#### explain solution RD Sharma class 12 chapter Derivative As a Rate Measure exercise 12.2 question 24 maths

Answer: $\frac{d h}{d t}=\frac{1}{2 \pi}cm/min$

Hint: We know, volume of the cone is $V=\frac{1}{3} \pi r^{2} h$

Given: Sand is being poured into a conical pile at the constant rate of 50 cm3/min

Solution: Let the volume be V , height be $h$  and radius be $r$  of the cone at any instant of time.

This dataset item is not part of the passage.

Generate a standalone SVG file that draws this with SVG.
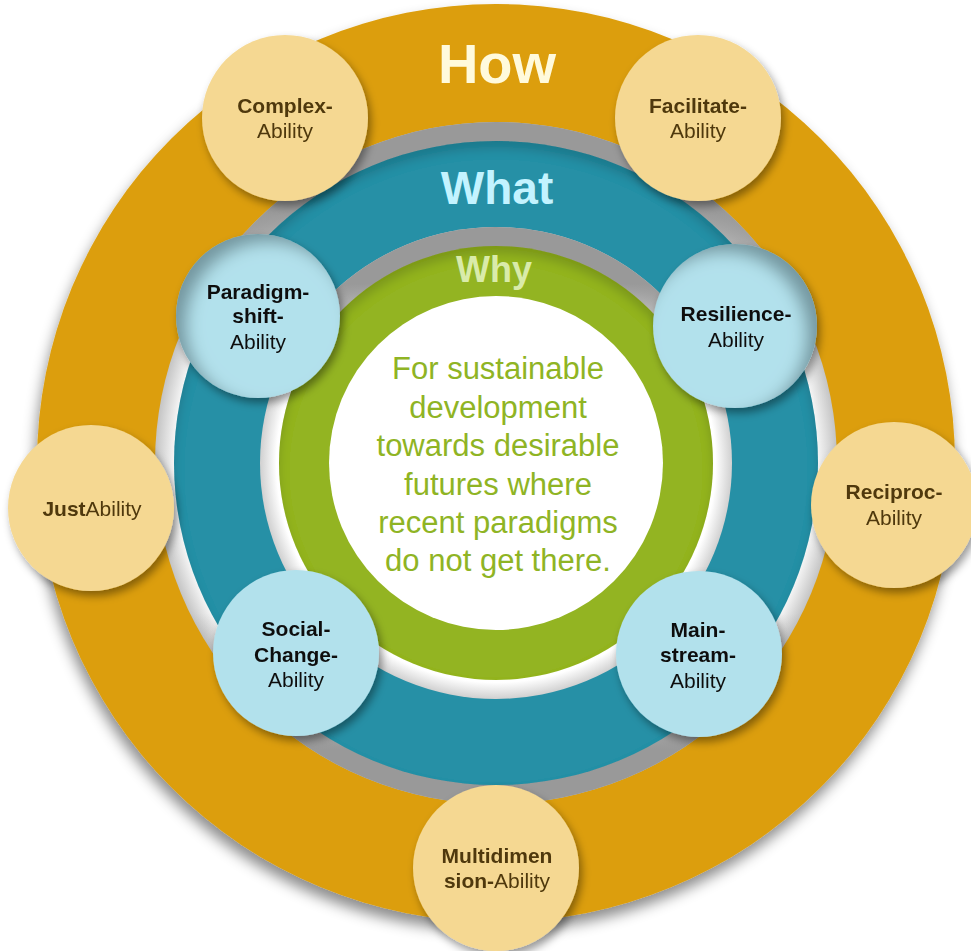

We know volume of the cone is $V=\frac{1}{3} \pi r^{2} h$ .

$r=2 h$

So, the new volume becomes,

$V=\frac{1}{3} \pi(2 h)^{2} h=\frac{4}{3} \pi h^{3}$

Differentiate the above equation with respect to time,

$\frac{d V}{d t}=\frac{d\left(\frac{4}{3} \pi h^{3}\right)}{d t}=\frac{4}{3} \pi \frac{d\left(h^{3}\right)}{d t}=\frac{4}{3} \pi \times 3 h^{2} \frac{d h}{d t}$

Here, $\frac{d V}{d t}=50\: cm^{3}/min$

$50=\frac{4}{3} \pi \times 3 h^{2} \frac{d h}{d t}$

$\frac{d h}{d t}=\frac{50 \times 3}{4 \times 3 \pi h^{2}}=\frac{50 \times 3}{12 \pi(5)^{2}}=\frac{1}{2 \pi}$ (height =5 ).